Let $\Phi: R^n \to R^n$ satisfy

$\Phi(x)=u+Ax+Q(x)$, with $x=(x_1, x_2,\ldots, x_n) \in R^n$. $u$ is a given positive vector, $A$ non negative matrix, and $Q(x)$ quadratic mapping with

$Q(x)_i=x_i(k_{i1}x_1+k_{i2}x_2+\ldots+k_{in}x_n)$, where all the $k_{ij}$ are nonnegative and at least one $k_{ij}, 1 \leq i, j \leq n $ is positive.

Suppose $\Phi(\mathbf{1})=\mathbf{1}$, where $\mathbf{1}$ is the vector each entry being 1.

How can I prove that there cannot be two distinct vectors u, v such that u, v are different from the vector $\mathbf{1}$ and $\Phi(v)=v, \Phi(u)=u$,

$v, u$ are vectors with each entry positive and no greater than 1.

Answer 1

The property does not hold as stated.

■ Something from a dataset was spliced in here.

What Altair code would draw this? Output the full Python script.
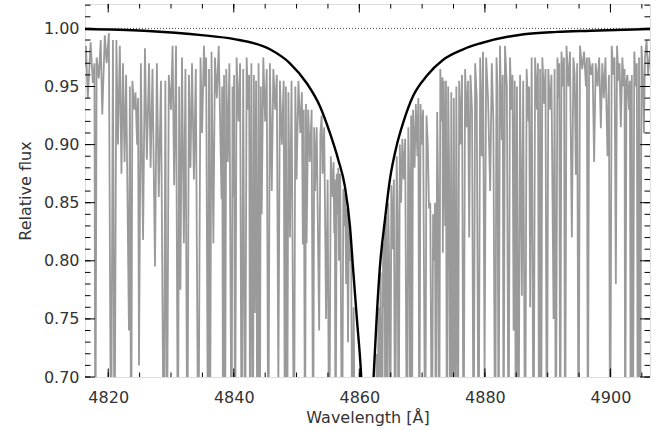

Consider the case $u=(\frac{1}{2},\dots,\frac{1}{2}), A=\frac{1}{4}I,$ and $Q(x)_i = \frac{1}{4}x_i^2$. Then $\Phi$ maps $(x_1,\dots,x_n)$ to $\frac{1}{4}(x_1^2+x_1+2,\dots,x_n^2+x_n+2)$, and all $x$ with $x_i\in{1,2}$ are fixed points.

Answer 2

Are you sure that this holds in general? I have studied a very similar problem a few years ago (paper, arxiv), and there you can have up to $2^n$ solutions and you need a minimality property to characterize the physically meaningful solution. Maybe you can get something useful out of the paper.